| What to do |
Return the data exactly, with all pictures removed.

BEGIN Recorded data

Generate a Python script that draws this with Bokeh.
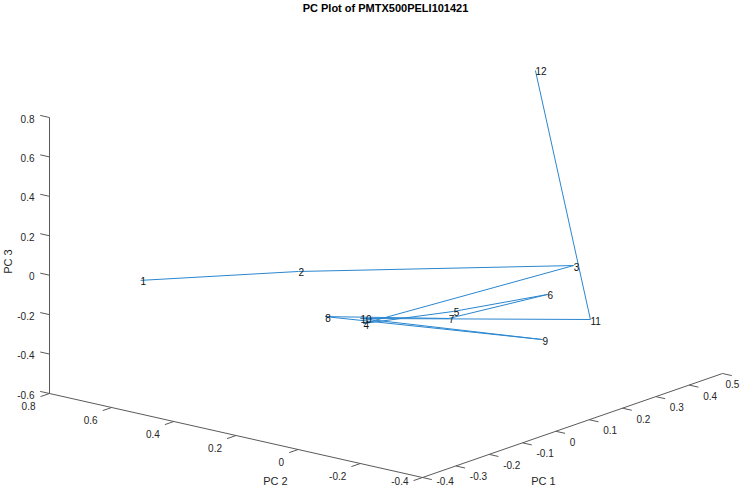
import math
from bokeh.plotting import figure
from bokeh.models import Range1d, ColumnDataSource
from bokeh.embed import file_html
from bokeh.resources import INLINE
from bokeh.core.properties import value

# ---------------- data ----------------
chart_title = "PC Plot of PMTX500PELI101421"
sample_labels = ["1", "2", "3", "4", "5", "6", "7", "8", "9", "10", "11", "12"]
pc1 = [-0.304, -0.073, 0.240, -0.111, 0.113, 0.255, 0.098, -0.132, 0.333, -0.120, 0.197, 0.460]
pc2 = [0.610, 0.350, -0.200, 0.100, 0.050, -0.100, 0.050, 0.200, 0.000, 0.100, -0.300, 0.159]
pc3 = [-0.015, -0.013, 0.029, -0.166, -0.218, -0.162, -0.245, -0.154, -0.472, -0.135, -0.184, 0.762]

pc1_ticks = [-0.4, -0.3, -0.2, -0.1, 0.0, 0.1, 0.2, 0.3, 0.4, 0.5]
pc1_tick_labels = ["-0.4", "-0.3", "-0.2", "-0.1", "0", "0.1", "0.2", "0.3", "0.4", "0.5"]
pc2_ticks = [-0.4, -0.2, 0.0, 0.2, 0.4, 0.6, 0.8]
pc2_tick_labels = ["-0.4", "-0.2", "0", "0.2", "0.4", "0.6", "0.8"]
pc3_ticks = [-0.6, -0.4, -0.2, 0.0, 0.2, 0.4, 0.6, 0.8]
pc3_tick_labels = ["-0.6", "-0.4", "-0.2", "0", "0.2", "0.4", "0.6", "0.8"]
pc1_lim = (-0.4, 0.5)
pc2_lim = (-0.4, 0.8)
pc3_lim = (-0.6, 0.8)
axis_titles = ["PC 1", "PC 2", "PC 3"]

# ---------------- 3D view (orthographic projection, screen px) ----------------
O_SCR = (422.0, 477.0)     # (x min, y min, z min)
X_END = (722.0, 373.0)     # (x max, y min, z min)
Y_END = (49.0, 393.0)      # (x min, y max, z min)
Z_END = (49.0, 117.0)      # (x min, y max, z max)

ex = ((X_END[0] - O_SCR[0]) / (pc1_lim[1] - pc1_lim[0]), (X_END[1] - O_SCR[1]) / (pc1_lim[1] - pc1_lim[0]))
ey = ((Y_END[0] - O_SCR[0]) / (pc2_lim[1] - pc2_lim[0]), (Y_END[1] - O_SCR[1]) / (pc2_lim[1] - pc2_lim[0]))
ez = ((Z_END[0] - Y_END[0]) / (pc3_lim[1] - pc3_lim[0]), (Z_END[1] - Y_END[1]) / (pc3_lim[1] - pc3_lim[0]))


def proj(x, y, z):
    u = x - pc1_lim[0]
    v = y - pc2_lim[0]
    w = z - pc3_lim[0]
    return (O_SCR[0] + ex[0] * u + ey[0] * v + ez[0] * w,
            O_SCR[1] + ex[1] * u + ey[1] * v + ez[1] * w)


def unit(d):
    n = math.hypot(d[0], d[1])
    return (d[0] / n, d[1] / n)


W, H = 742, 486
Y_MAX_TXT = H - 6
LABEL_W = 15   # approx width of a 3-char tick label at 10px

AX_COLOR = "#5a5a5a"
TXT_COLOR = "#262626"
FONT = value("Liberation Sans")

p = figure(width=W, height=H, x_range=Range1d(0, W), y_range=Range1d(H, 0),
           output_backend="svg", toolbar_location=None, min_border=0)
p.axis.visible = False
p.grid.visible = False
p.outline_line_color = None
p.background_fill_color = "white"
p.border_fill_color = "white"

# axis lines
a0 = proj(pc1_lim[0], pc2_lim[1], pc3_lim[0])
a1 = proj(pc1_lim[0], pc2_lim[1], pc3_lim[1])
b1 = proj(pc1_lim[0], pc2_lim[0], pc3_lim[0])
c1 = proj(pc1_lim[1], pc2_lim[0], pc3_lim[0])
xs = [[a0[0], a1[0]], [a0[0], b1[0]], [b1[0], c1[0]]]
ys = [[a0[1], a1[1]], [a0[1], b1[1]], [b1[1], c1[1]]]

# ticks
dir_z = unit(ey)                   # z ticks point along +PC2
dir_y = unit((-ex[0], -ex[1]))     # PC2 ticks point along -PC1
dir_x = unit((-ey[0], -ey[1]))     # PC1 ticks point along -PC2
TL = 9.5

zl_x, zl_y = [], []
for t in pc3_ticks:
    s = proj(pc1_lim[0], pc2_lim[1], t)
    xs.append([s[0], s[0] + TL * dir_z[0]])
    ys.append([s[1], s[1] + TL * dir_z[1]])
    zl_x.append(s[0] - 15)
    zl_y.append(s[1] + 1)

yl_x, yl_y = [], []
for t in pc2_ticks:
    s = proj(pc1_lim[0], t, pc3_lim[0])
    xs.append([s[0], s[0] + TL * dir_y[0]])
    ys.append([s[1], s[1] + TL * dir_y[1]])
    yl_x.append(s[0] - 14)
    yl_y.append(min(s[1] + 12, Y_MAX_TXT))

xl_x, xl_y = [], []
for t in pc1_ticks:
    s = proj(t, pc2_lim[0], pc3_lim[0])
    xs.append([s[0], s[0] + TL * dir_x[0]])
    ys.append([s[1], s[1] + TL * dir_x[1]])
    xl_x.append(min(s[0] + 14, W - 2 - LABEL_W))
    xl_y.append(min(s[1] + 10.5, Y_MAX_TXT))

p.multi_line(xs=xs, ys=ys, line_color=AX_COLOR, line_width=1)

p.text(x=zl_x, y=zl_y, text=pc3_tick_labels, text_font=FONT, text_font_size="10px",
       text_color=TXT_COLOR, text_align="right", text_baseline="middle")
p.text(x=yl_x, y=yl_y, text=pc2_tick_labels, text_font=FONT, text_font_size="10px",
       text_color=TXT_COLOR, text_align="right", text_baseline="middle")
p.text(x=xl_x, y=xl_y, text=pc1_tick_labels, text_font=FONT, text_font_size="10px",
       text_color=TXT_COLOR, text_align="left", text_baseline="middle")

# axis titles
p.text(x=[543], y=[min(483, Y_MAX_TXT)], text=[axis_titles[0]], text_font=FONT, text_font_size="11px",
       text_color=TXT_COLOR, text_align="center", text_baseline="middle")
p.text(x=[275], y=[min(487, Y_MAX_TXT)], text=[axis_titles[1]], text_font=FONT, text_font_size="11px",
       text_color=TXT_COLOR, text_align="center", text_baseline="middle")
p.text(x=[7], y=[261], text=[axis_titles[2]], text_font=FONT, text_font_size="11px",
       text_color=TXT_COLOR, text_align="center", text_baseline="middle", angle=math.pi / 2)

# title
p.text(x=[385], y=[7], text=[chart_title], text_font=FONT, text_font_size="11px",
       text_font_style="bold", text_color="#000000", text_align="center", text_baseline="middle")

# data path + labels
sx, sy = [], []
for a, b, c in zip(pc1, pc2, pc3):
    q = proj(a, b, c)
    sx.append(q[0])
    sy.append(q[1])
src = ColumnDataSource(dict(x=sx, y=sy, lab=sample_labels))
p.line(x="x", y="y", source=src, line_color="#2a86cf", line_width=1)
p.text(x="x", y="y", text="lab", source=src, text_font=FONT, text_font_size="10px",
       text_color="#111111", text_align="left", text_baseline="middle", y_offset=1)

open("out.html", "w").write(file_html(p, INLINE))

END Recorded data

| Solution |
Generate a Python script that draws this with Bokeh.
import math
from bokeh.plotting import figure
from bokeh.models import Range1d, ColumnDataSource
from bokeh.embed import file_html
from bokeh.resources import INLINE
from bokeh.core.properties import value

# ---------------- data ----------------
chart_title = "PC Plot of PMTX500PELI101421"
sample_labels = ["1", "2", "3", "4", "5", "6", "7", "8", "9", "10", "11", "12"]
pc1 = [-0.304, -0.073, 0.240, -0.111, 0.113, 0.255, 0.098, -0.132, 0.333, -0.120, 0.197, 0.460]
pc2 = [0.610, 0.350, -0.200, 0.100, 0.050, -0.100, 0.050, 0.200, 0.000, 0.100, -0.300, 0.159]
pc3 = [-0.015, -0.013, 0.029, -0.166, -0.218, -0.162, -0.245, -0.154, -0.472, -0.135, -0.184, 0.762]

pc1_ticks = [-0.4, -0.3, -0.2, -0.1, 0.0, 0.1, 0.2, 0.3, 0.4, 0.5]
pc1_tick_labels = ["-0.4", "-0.3", "-0.2", "-0.1", "0", "0.1", "0.2", "0.3", "0.4", "0.5"]
pc2_ticks = [-0.4, -0.2, 0.0, 0.2, 0.4, 0.6, 0.8]
pc2_tick_labels = ["-0.4", "-0.2", "0", "0.2", "0.4", "0.6", "0.8"]
pc3_ticks = [-0.6, -0.4, -0.2, 0.0, 0.2, 0.4, 0.6, 0.8]
pc3_tick_labels = ["-0.6", "-0.4", "-0.2", "0", "0.2", "0.4", "0.6", "0.8"]
pc1_lim = (-0.4, 0.5)
pc2_lim = (-0.4, 0.8)
pc3_lim = (-0.6, 0.8)
axis_titles = ["PC 1", "PC 2", "PC 3"]

# ---------------- 3D view (orthographic projection, screen px) ----------------
O_SCR = (422.0, 477.0)     # (x min, y min, z min)
X_END = (722.0, 373.0)     # (x max, y min, z min)
Y_END = (49.0, 393.0)      # (x min, y max, z min)
Z_END = (49.0, 117.0)      # (x min, y max, z max)

ex = ((X_END[0] - O_SCR[0]) / (pc1_lim[1] - pc1_lim[0]), (X_END[1] - O_SCR[1]) / (pc1_lim[1] - pc1_lim[0]))
ey = ((Y_END[0] - O_SCR[0]) / (pc2_lim[1] - pc2_lim[0]), (Y_END[1] - O_SCR[1]) / (pc2_lim[1] - pc2_lim[0]))
ez = ((Z_END[0] - Y_END[0]) / (pc3_lim[1] - pc3_lim[0]), (Z_END[1] - Y_END[1]) / (pc3_lim[1] - pc3_lim[0]))


def proj(x, y, z):
    u = x - pc1_lim[0]
    v = y - pc2_lim[0]
    w = z - pc3_lim[0]
    return (O_SCR[0] + ex[0] * u + ey[0] * v + ez[0] * w,
            O_SCR[1] + ex[1] * u + ey[1] * v + ez[1] * w)


def unit(d):
    n = math.hypot(d[0], d[1])
    return (d[0] / n, d[1] / n)


W, H = 742, 486
Y_MAX_TXT = H - 6
LABEL_W = 15   # approx width of a 3-char tick label at 10px

AX_COLOR = "#5a5a5a"
TXT_COLOR = "#262626"
FONT = value("Liberation Sans")

p = figure(width=W, height=H, x_range=Range1d(0, W), y_range=Range1d(H, 0),
           output_backend="svg", toolbar_location=None, min_border=0)
p.axis.visible = False
p.grid.visible = False
p.outline_line_color = None
p.background_fill_color = "white"
p.border_fill_color = "white"

# axis lines
a0 = proj(pc1_lim[0], pc2_lim[1], pc3_lim[0])
a1 = proj(pc1_lim[0], pc2_lim[1], pc3_lim[1])
b1 = proj(pc1_lim[0], pc2_lim[0], pc3_lim[0])
c1 = proj(pc1_lim[1], pc2_lim[0], pc3_lim[0])
xs = [[a0[0], a1[0]], [a0[0], b1[0]], [b1[0], c1[0]]]
ys = [[a0[1], a1[1]], [a0[1], b1[1]], [b1[1], c1[1]]]

# ticks
dir_z = unit(ey)                   # z ticks point along +PC2
dir_y = unit((-ex[0], -ex[1]))     # PC2 ticks point along -PC1
dir_x = unit((-ey[0], -ey[1]))     # PC1 ticks point along -PC2
TL = 9.5

zl_x, zl_y = [], []
for t in pc3_ticks:
    s = proj(pc1_lim[0], pc2_lim[1], t)
    xs.append([s[0], s[0] + TL * dir_z[0]])
    ys.append([s[1], s[1] + TL * dir_z[1]])
    zl_x.append(s[0] - 15)
    zl_y.append(s[1] + 1)

yl_x, yl_y = [], []
for t in pc2_ticks:
    s = proj(pc1_lim[0], t, pc3_lim[0])
    xs.append([s[0], s[0] + TL * dir_y[0]])
    ys.append([s[1], s[1] + TL * dir_y[1]])
    yl_x.append(s[0] - 14)
    yl_y.append(min(s[1] + 12, Y_MAX_TXT))

xl_x, xl_y = [], []
for t in pc1_ticks:
    s = proj(t, pc2_lim[0], pc3_lim[0])
    xs.append([s[0], s[0] + TL * dir_x[0]])
    ys.append([s[1], s[1] + TL * dir_x[1]])
    xl_x.append(min(s[0] + 14, W - 2 - LABEL_W))
    xl_y.append(min(s[1] + 10.5, Y_MAX_TXT))

p.multi_line(xs=xs, ys=ys, line_color=AX_COLOR, line_width=1)

p.text(x=zl_x, y=zl_y, text=pc3_tick_labels, text_font=FONT, text_font_size="10px",
       text_color=TXT_COLOR, text_align="right", text_baseline="middle")
p.text(x=yl_x, y=yl_y, text=pc2_tick_labels, text_font=FONT, text_font_size="10px",
       text_color=TXT_COLOR, text_align="right", text_baseline="middle")
p.text(x=xl_x, y=xl_y, text=pc1_tick_labels, text_font=FONT, text_font_size="10px",
       text_color=TXT_COLOR, text_align="left", text_baseline="middle")

# axis titles
p.text(x=[543], y=[min(483, Y_MAX_TXT)], text=[axis_titles[0]], text_font=FONT, text_font_size="11px",
       text_color=TXT_COLOR, text_align="center", text_baseline="middle")
p.text(x=[275], y=[min(487, Y_MAX_TXT)], text=[axis_titles[1]], text_font=FONT, text_font_size="11px",
       text_color=TXT_COLOR, text_align="center", text_baseline="middle")
p.text(x=[7], y=[261], text=[axis_titles[2]], text_font=FONT, text_font_size="11px",
       text_color=TXT_COLOR, text_align="center", text_baseline="middle", angle=math.pi / 2)

# title
p.text(x=[385], y=[7], text=[chart_title], text_font=FONT, text_font_size="11px",
       text_font_style="bold", text_color="#000000", text_align="center", text_baseline="middle")

# data path + labels
sx, sy = [], []
for a, b, c in zip(pc1, pc2, pc3):
    q = proj(a, b, c)
    sx.append(q[0])
    sy.append(q[1])
src = ColumnDataSource(dict(x=sx, y=sy, lab=sample_labels))
p.line(x="x", y="y", source=src, line_color="#2a86cf", line_width=1)
p.text(x="x", y="y", text="lab", source=src, text_font=FONT, text_font_size="10px",
       text_color="#111111", text_align="left", text_baseline="middle", y_offset=1)

open("out.html", "w").write(file_html(p, INLINE))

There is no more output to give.